The ‘mums’ are out! How to care for that pot of chrysanthemums you just picked
They’re the first to announce the arrival of a crisp winter and then, they are around for months. Chrysanthemums lead the list of winter lovelies by a long shot.
Chances are, you’ve picked your pot of mums up from a nursery. If they’re homegrown from last year’s crop, you know enough about ‘mums’ anyway!
If you’re a greenhorn gardener, fret not. Chrysanthemums sell so widely across the world because they are among the easiest to grow and take care of. There are mums and there are mums. In fact, there are dozens of varieties of this beautiful flower. The first thumb rule is to ask the nursery a few vital questions before you bring any plant home. Ask about sun-friendliness, thirst, hunger, pruning or pinching.

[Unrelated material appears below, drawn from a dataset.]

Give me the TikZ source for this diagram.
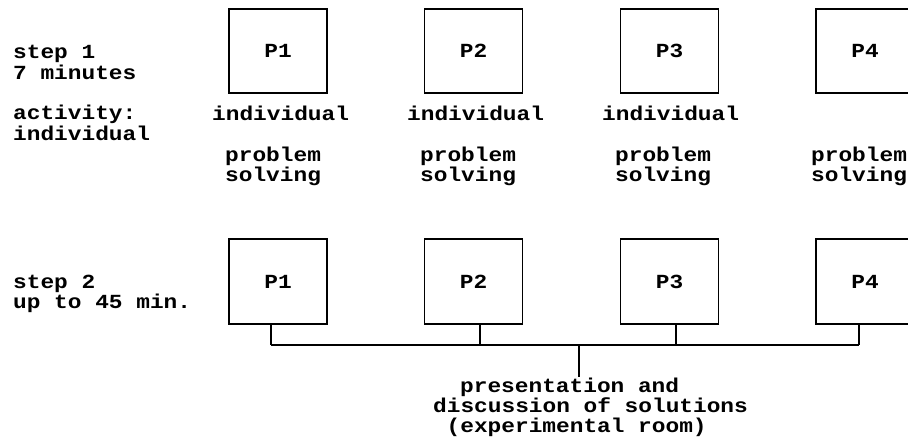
\documentclass[tikz,border=0pt]{standalone}
\usepackage{fontspec}
\setmainfont{Liberation Mono}[FakeStretch=1.14]
\begin{document}
\begin{tikzpicture}[x=1pt,y=-1pt,
  txt/.style={inner sep=0pt,font=\bfseries\fontsize{20}{20}\selectfont},
  lt/.style={txt,anchor=base west},
  pbox/.style={draw,line width=1.4pt,minimum width=98pt,minimum height=84pt,inner sep=0pt,font=\bfseries\fontsize{20}{20}\selectfont},
  wire/.style={line width=1.4pt}]
\path[use as bounding box,clip] (0,0) rectangle (908,440);
% left labels
\node[lt] (s1a) at (13,58) {step 1};
\node[lt] (s1b) at (13,79) {7 minutes};
\node[lt] (s1c) at (13,119) {activity:};
\node[lt] (s1d) at (13,140) {individual};
\node[lt] (s2a) at (13,288) {step 2};
\node[lt] (s2b) at (13,308) {up to 45 min.};
% top row
\node[pbox] (a1) at (278,51) {P1};
\node[pbox] (a2) at (473.5,51) {P2};
\node[pbox] (a3) at (669.5,51) {P3};
\node[pbox] (a4) at (865,51) {P4};
\node[lt] (i1) at (212,120) {individual};
\node[lt] (i2) at (407,120) {individual};
\node[lt] (i3) at (602,120) {individual};
\node[lt] (pa1) at (225,161.5) {problem};
\node[lt] (pb1) at (225,181.5) {solving};
\node[lt] (pa2) at (420,161.5) {problem};
\node[lt] (pb2) at (420,181.5) {solving};
\node[lt] (pa3) at (615,161.5) {problem};
\node[lt] (pb3) at (615,181.5) {solving};
\node[lt] (pa4) at (811,161.5) {problem};
\node[lt] (pb4) at (811,181.5) {solving};
% bottom row
\node[pbox,minimum height=85pt] (b1) at (278,281.5) {P1};
\node[pbox,minimum height=85pt] (b2) at (473.5,281.5) {P2};
\node[pbox,minimum height=85pt] (b3) at (669.5,281.5) {P3};
\node[pbox,minimum height=85pt] (b4) at (865,281.5) {P4};
% connectors
\coordinate (j1) at (271,345);
\coordinate (j2) at (480,345);
\coordinate (j3) at (676,345);
\coordinate (j4) at (859,345);
\coordinate (jc) at (579,345);
\coordinate (jend) at (579,377);
\draw[wire] (b1.south -| j1) -- (j1);
\draw[wire] (b2.south -| j2) -- (j2);
\draw[wire] (b3.south -| j3) -- (j3);
\draw[wire] (b4.south -| j4) -- (j4);
\draw[wire] (j1) -- (j4);
\draw[wire] (jc) -- (jend);
% bottom text
\node[lt] (t1) at (460,392) {presentation and};
\node[lt] (t2) at (433,412) {discussion of solutions};
\node[lt] (t3) at (446.5,432) {(experimental room)};
\end{tikzpicture}
\end{document}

The second thumbrule about these sunny flowers is that they love sunshine. So place them where they can get at least four to six hours of good sunlight.
Many of us kill off our plants with too much love. We water them without finding out how much water the plant demands and whether it requires water when we think it does. Chrysanthemums like the ground moist, but never make it soggy. A proven way to do this would be by sticking a finger into the soil before you lift the watering can. As you water, pour in a little, then wait and watch the water soak in. Keep in mind that most nurseries will offer you a plant that stands in potting mixture rather than conventional soil. Potting mix is more porous and the water will trickle out. You don’t want too much water to flow out, either, since it will take away with it nutrients that are vital for the plant. Chrysanthemums need to be fed nutrients when they are growing. But since most of us buy our mums when they are budded or flowering, you can afford to go easy on the nutrients.
If the cheerful flowers and the relatively easy care specifications lead you to believe that chrysanthemums are the perfect plant, you cannot be faulted. However, watch out for pests. Aphids and mites are common. So are caterpillars, especially towards the end of the flowering season. Too much water may lead to root rot from which the plant may never recover.
Now, to share a secret about those bushy chrysanthemums. Perhaps you have wondered how many plants there are in one pot till you realise, it’s up to a hundred flowers on one plant! From the time the plant has six leaves or is about six inches high, begin pinching off the tip. Continue this at regular intervals. Every time you pinch one tip, it will throw out two or more. Snip off or de-head dry flowers to cajole the plant into throwing out more flowers. Be careful to use a clean, sharp pair of scissors when you snip the plant.
Pots of chrysanthemums are often brought indoors of an evening as room decor. That’s a great health bonus since, according to research, chrysanthemums are one of the plants that can remove pollutants from the atmosphere including dangerous formaldehyde and benzene.
Many of us fall so deeply in love with our chrysanthemums that we can’t get ourselves to pitch the plant out when the flowers finish. Cut back the stems as the flowering season ends. Repot in a tub a size larger using the same composition of potting mixture. You can pick that up easily from the nearest nursery. Permit the plant to start growing about two months before budding season in your region. Enjoy the flowers!
FAST FACTS ABOUT CHRYSANTHEMUMS
They can be grown from seed.
They can also be grown from cuttings.
Frost and snow kill them off.
The chrysanthemum is gifted as a symbol of motherhood.